The Wisdom of the Stoics by Henry Hazlitt

Status: One Round of QC (07.25.2013)

This book was requested by the commenter Sergio.


Fix Notes:

Page 5: par. 4: copious

Seneca has the most copius vocabulary, is the richest in aphorisms, writes the most finished prose, and appeals by his strong and consistent common sense.

Page 7: par. 1: contradiction

But the quotations do point to an apparent contra-dication in the Stoic system.

Page 22: par. 3: indefatigable

Virtue is free and indefatigible, and accompanied with concord and gracefulness; whereas pleasure is mean, servile, transitory, tiresome, and sickly, and scarce outlives the tasting of it.

Page 24: par. 5: indefatigably

A good man is happy within himself, and independent of fortune, kind to his friend, temperate to his enemy, religiously just, indefatigibly laborious; and he discharges all duties with a constancy and congru-ity of actions.

Page 38: par. 5: Accidental ':' instead of '"'

"If there be a Providence,: say some, "how comes it to pass that good men labor under affliction and adversity, and wicked men enjoy themselves in ease and plenty?"

Page 61: par. 3: harassed

Now, if the outward appearance of anger be so foul and hideous, how deformed must that miserable mind be that is harrassed with it.

Page 62: par. 2: venomous

The law is without passion and strikes malefactors as we do serpents and venemous creatures, for fear of greater mischief.

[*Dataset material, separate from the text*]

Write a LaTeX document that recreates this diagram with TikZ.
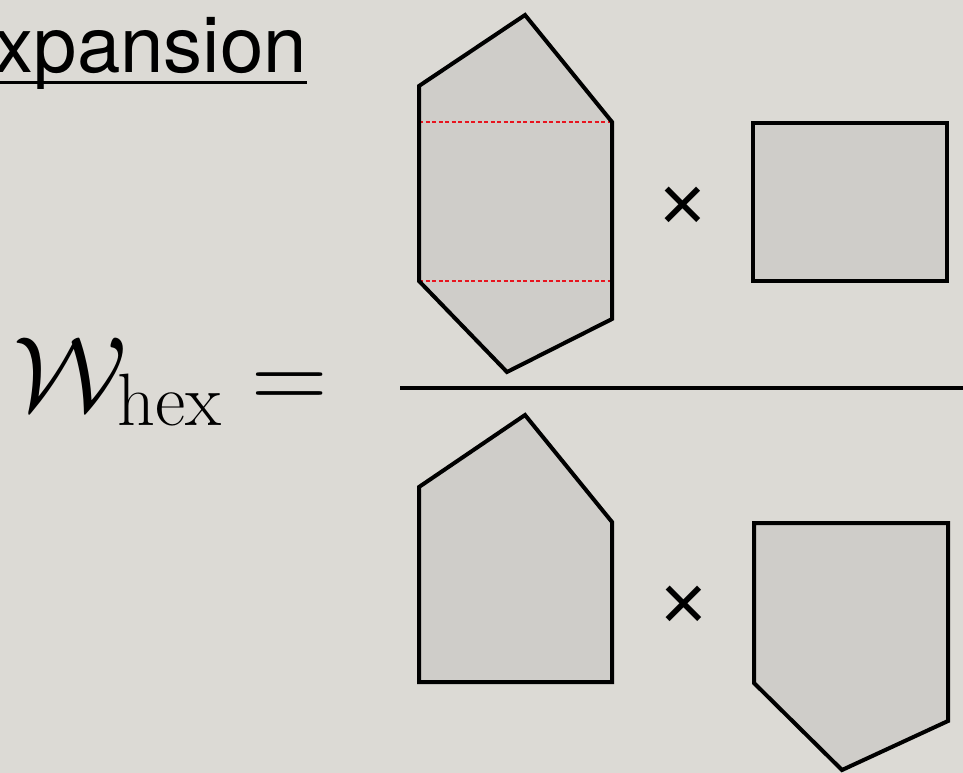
\RequirePackage{fix-cm}
\documentclass[tikz,border=0pt]{standalone}
\usepackage{fontspec}
\newfontfamily\heros{TeX Gyre Heros}
\newfontfamily\arial{Liberation Sans}
\definecolor{paper}{HTML}{DCDAD5}
\definecolor{slab}{HTML}{CFCDC9}
\definecolor{cutred}{HTML}{E8141E}
\tikzset{
  face/.style={draw=black, fill=slab, line width=4pt, line join=miter},
  cut/.style={draw=cutred, line width=1.6pt, dash pattern=on 4pt off 2.5pt},
  times/.style={font=\arial\fontsize{80}{90}\selectfont, inner sep=0pt},
}

\begin{document}
\begin{tikzpicture}[x=1pt, y=-1pt]
  \useasboundingbox (0,0) rectangle (963,773);
  \fill[paper] (0,0) rectangle (963,773);

  % heading and left-hand side
  \node[font=\heros\fontsize{78}{86}\selectfont, anchor=base east, inner sep=0pt] (title) at (307,73) {Expansion};
  \draw[line width=3pt] ([yshift=-10pt]title.base west) -- ([yshift=-10pt]title.base east);
  \node[anchor=base west, inner sep=0pt, font=\fontsize{106}{120}\selectfont] (weight) at (13,410) {$\mathcal{W}_{\mathrm{hex}} =$};

  % numerator: hexagon with two cuts, times a square
  \coordinate (h1) at (419,86);
  \coordinate (h2) at (525,15);
  \coordinate (h3) at (612,122);
  \coordinate (h4) at (612,319);
  \coordinate (h5) at (507,372);
  \coordinate (h6) at (419,281);
  \fill[slab] (h1) -- (h2) -- (h3) -- (h4) -- (h5) -- (h6) -- cycle;
  \draw[cut] (h1 |- h3) -- (h3);
  \draw[cut] (h6) -- (h4 |- h6);
  \draw[face, fill=none] (h1) -- (h2) -- (h3) -- (h4) -- (h5) -- (h6) -- cycle;
  \node[times] (times1) at (683,209) {×};
  \draw[face] (753,123) rectangle (947,281);

  % fraction bar
  \draw[line width=4pt] (400,388) -- (1000,388);

  % denominator: two pentagons
  \draw[face] (419,487) -- (525,415) -- (612,522) -- (612,682) -- (419,682) -- cycle;
  \node[times] (times2) at (684,608) {×};
  \draw[face] (754,523) -- (948,523) -- (948,721) -- (842,770) -- (754,683) -- cycle;
\end{tikzpicture}
\end{document}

Page 131: last par.: deity

But if nothing appears to be better than the diety which is planted in thee, which has subjected to itself all thy appetites, and, as Socrates said, has detached itself from the persuasions of sense, and has submitted itself to the gods, and cares for mankind; if thou findest everything else smaller and [...]

Page 152: par. 0: poison

Dost thou think that a false opinion has less power than the bile in the jaundiced or the poision in him who is bitten by a mad dog?